Nos habíamos prometido un cierto orden en la rueda de visitas a nuestra primera Pinacoteca, pero la verdad es que no hemos podido sustraernos al gran acontecimiento del homenaje a Murillo en el III Centenario de su muerte y, por lo tanto, acercarnos a la contemplación de su obra en la magna exposición de las salas del Museo del Prado.
Una vez ante los cuadros del sevillano no sólo se ve uno arrastrado por la originalidad, la exquisitez, la amabilidad, la delicadeza o la depurada técnica de las que hace gala (como ha apuntado el profesor Lafuente) , sino -ante todo y sobre todo- por el contenido estético de sus temas. La religiosidad y el humanismo que salen de cada pincelada parecen inundarlo todo y ponen de manifiesto el "compromiso" del pintor, del que habla con acierto el P. Sopeña en el catálogo de la exposición. Este compromiso le lleva a presentarnos los deliciosos ciclos de Sagradas Familias, vidas de Santos, vida de la Virgen (desde su "nacimiento" hasta su Asunción al cielo", pasando por la "Presentación en el templo", el "Aprendiendo a leer junto a Santa Ana"), apariciones de santos... en una gradación ascendente que culmina en un tema sobre los demás: el triunfo total de María, la Virgen, sobre el mundo. Triunfo que se nos muestra en el ciclo de las Inmaculadas (haciéndose eco del exaltado júbilo que produjo el tema en tiempos del artista), y que transformado por los pinceles murillescos, en "Coronación" o "Asunción", llega al alma de todos y arranca las más cariñosas exclamaciones.
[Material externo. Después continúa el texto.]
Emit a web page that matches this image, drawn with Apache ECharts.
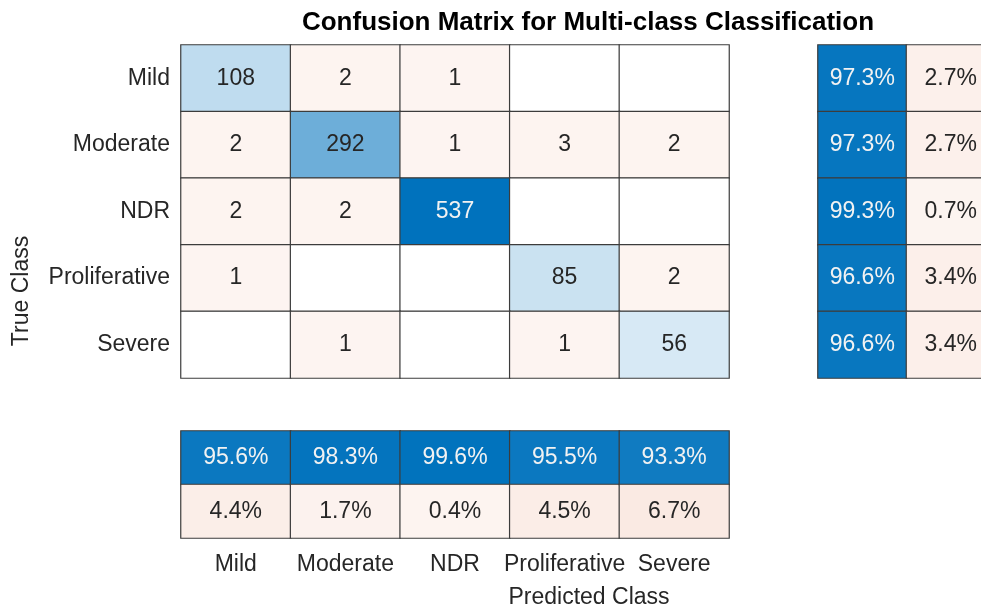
<!DOCTYPE html>
<html>
<head>
<meta charset="utf-8">
<script src="https://cdn.jsdelivr.net/npm/echarts@6/dist/echarts.min.js"></script>
<style>
  html, body { margin: 0; background: #fff; }
  #chart { width: 981px; height: 611px; }
</style>
</head>
<body>
<div id="chart"></div>
<script>
const classes = ['Mild', 'Moderate', 'NDR', 'Proliferative', 'Severe'];
// rows = true class, columns = predicted class
const counts = [
  [108, 2, 1, 0, 0],
  [2, 292, 1, 3, 2],
  [2, 2, 537, 0, 0],
  [1, 0, 0, 85, 2],
  [0, 1, 0, 1, 56]
];
// row summary (per true class)
const rowCorrect = [97.3, 97.3, 99.3, 96.6, 96.6];
const rowWrong = [2.7, 2.7, 0.7, 3.4, 3.4];
// column summary (per predicted class)
const colCorrect = [95.6, 98.3, 99.6, 95.5, 93.3];
const colWrong = [4.4, 1.7, 0.4, 4.5, 6.7];

const FONT = '"Liberation Sans", Arial, Helvetica, sans-serif';
const TEXT = '#262626';
const BLUE = [0, 114, 189];
const ORANGE = [217, 83, 25];
const maxCount = Math.max(...counts.map(r => Math.max(...r)));

function mix(base, t) {
  const c = base.map(b => Math.round(255 - (255 - b) * t));
  return 'rgb(' + c.join(',') + ')';
}

function cell(x, y, v, good, frac, text) {
  if (!v) {
    return { value: [x, y, 0], itemStyle: { color: '#ffffff' }, label: { formatter: '' } };
  }
  const t = 0.06 + 0.94 * frac;
  return {
    value: [x, y, v],
    itemStyle: { color: mix(good ? BLUE : ORANGE, t) },
    label: { formatter: text, color: good && t > 0.7 ? '#f2f2f2' : TEXT }
  };
}

const mainData = [];
counts.forEach((row, i) => {
  row.forEach((v, j) => {
    mainData.push(cell(j, i, v, i === j, v / maxCount, String(v)));
  });
});

const rowData = [];
rowCorrect.forEach((p, i) => {
  rowData.push(cell(0, i, p, true, p / 100, p.toFixed(1) + '%'));
  rowData.push(cell(1, i, rowWrong[i], false, rowWrong[i] / 100, rowWrong[i].toFixed(1) + '%'));
});

const colData = [];
colCorrect.forEach((p, j) => {
  colData.push(cell(j, 0, p, true, p / 100, p.toFixed(1) + '%'));
  colData.push(cell(j, 1, colWrong[j], false, colWrong[j] / 100, colWrong[j].toFixed(1) + '%'));
});

const hidden = { show: false };
function catAxis(data, grid, extra) {
  return Object.assign({
    type: 'category',
    data: data,
    gridIndex: grid,
    axisLine: hidden,
    axisTick: hidden,
    splitLine: hidden,
    axisLabel: hidden
  }, extra || {});
}

const labelStyle = { show: true, color: TEXT, fontSize: 23, fontFamily: FONT };

const heat = (data, xi, yi) => ({
  type: 'heatmap',
  xAxisIndex: xi,
  yAxisIndex: yi,
  data: data,
  label: { show: true, fontSize: 23, fontFamily: FONT, color: TEXT },
  itemStyle: { borderColor: '#3c3c3c', borderWidth: 1.2 },
  emphasis: { disabled: true }
});

const chart = echarts.init(document.getElementById('chart'));
chart.setOption({
  backgroundColor: '#ffffff',
  animation: false,
  grid: [
    { left: 181, top: 45, width: 548, height: 333, outerBoundsMode: 'none' },
    { left: 818, top: 45, width: 177, height: 333, outerBoundsMode: 'none' },
    { left: 181, top: 431, width: 548, height: 107, outerBoundsMode: 'none' }
  ],
  xAxis: [
    catAxis(classes, 0),
    catAxis(['correct', 'wrong'], 1),
    catAxis(classes, 2, {
      position: 'bottom',
      axisLabel: Object.assign({ interval: 0, margin: 15 }, labelStyle)
    })
  ],
  yAxis: [
    catAxis(classes, 0, {
      inverse: true,
      axisLabel: Object.assign({ interval: 0, margin: 11 }, labelStyle)
    }),
    catAxis(classes, 1, { inverse: true }),
    catAxis(['correct', 'wrong'], 2, { inverse: true })
  ],
  series: [heat(mainData, 0, 0), heat(rowData, 1, 1), heat(colData, 2, 2)],
  graphic: [
    {
      type: 'text', x: 588, y: 23,
      style: {
        text: 'Confusion Matrix for Multi-class Classification',
        font: 'bold 26px ' + FONT, fill: '#000000',
        textAlign: 'center', textVerticalAlign: 'middle'
      }
    },
    {
      type: 'text', x: 22, y: 291, rotation: Math.PI / 2,
      style: {
        text: 'True Class', font: '23px ' + FONT, fill: TEXT,
        textAlign: 'center', textVerticalAlign: 'middle'
      }
    },
    {
      type: 'text', x: 589, y: 598,
      style: {
        text: 'Predicted Class', font: '23px ' + FONT, fill: TEXT,
        textAlign: 'center', textVerticalAlign: 'middle'
      }
    }
  ]
});
</script>
</body>
</html>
Y ahí estriba el gran mérito del artista exquisito que es Murillo: haber sabido conciliar de manera única la sencillez de la paleta con la grandeza de un tema que a pesar de su ininteligibilidad para la razón popular de todos los tiempos, no dejó de ser decisiva fuente de fe incontaminada para quien sabe poner sus sentimientos por delante del frío raciocinio.
Pero bástenos ya lo dicho del pintor y acerquémonos al cuadro de la "Inmaculada".
En él nos vamos a encontrar la más clara expresión de la ternura y la delicadeza que nos habla de la grandeza excelsa de quien un día se supo "Esclava del Señor". ¿Recordáis las palabras que S. Lucas pone en boca de Ntra. Sra.?: "...Me llamarán bienaventurada" nos estará cantando en el Magníficat (Lc. 1, 46) mientras estamos contemplando aquella hermosura siempre joven, siempre frágil, con cierto rubor de saberse admirada tanto y por tantos. ¿Cómo no sentirnos niños, enamorados y protegidos, seducidos y fortalecidos por su ejemplo?
Si profundizamos un poco más en la contemplación del lienzo fijémonos en la actitud de María y notaremos que es idéntica a la del principio, cuando le es "anunciada" su misión (recordemos la obra de Fra Angélico): humildad y aceptación (dos pilares fundamentales de nuestro ser cristiano) es la síntesis de su misterio.
¡Cómo se eleva por encima de las miserias del mundo!
Las manos sobre el corazón; la cabeza con cierta majestuosidad, aún cuando exenta de soberbia y vanidad, deja al descubierto un rostro lleno de turbado gozo; los ojos mirando a la altura son seguidos por un cuerpo que, sin la gravedad suficiente para retenerlo abajo, sube venciendo al mal -a sus pies- del que ella ha sido preservada.
La designada por Dios para llevar ante Él mismo la grandeza de su obra. En Ella no hay superficialidad. Las materialidades y las tristezas; el rencor y la envidia; el ansia de poder y la violencia han quedado abajo, aplastadas por la pureza, para que se cumpla la promesa del Padre en el paraíso. (Gen. 3, 15) . Sólo se eleva la dulzura, la sencillez, la alegría de ver cumplida la voluntad de Dios.
¡Qué hermoso dejarse arrastrar hacia arriba!
Es la apoteosis de la Reina, la Reina de los Angeles, a quien los querubines-niños ayudan a ascender al cielo. Reina concebida sin mancha, victoriosa su albura sobre el blancor de las nubes. Y, sin embargo, todo ello ha sido plasmado sin afectación. Murillo, en efecto, ha sabido captar la expresión dulce y complacida de la que sabe simple criatura e instrumento de Dios, que, compartiendo la debilidad humana, ha sido constituida la mediadora purísima de la salvación.
Reina de todos... ¡Santos!
Y porque han sido el artista y su pintura quienes han hecho posible este momento con la Virgen María, no quisiera terminar sin agradecer a Bartolomé Esteban Murillo, 300 años después de su muerte, el habernos hecho mucho más cercano ese misterio que él ya ahora, debe estar admirando en el cielo.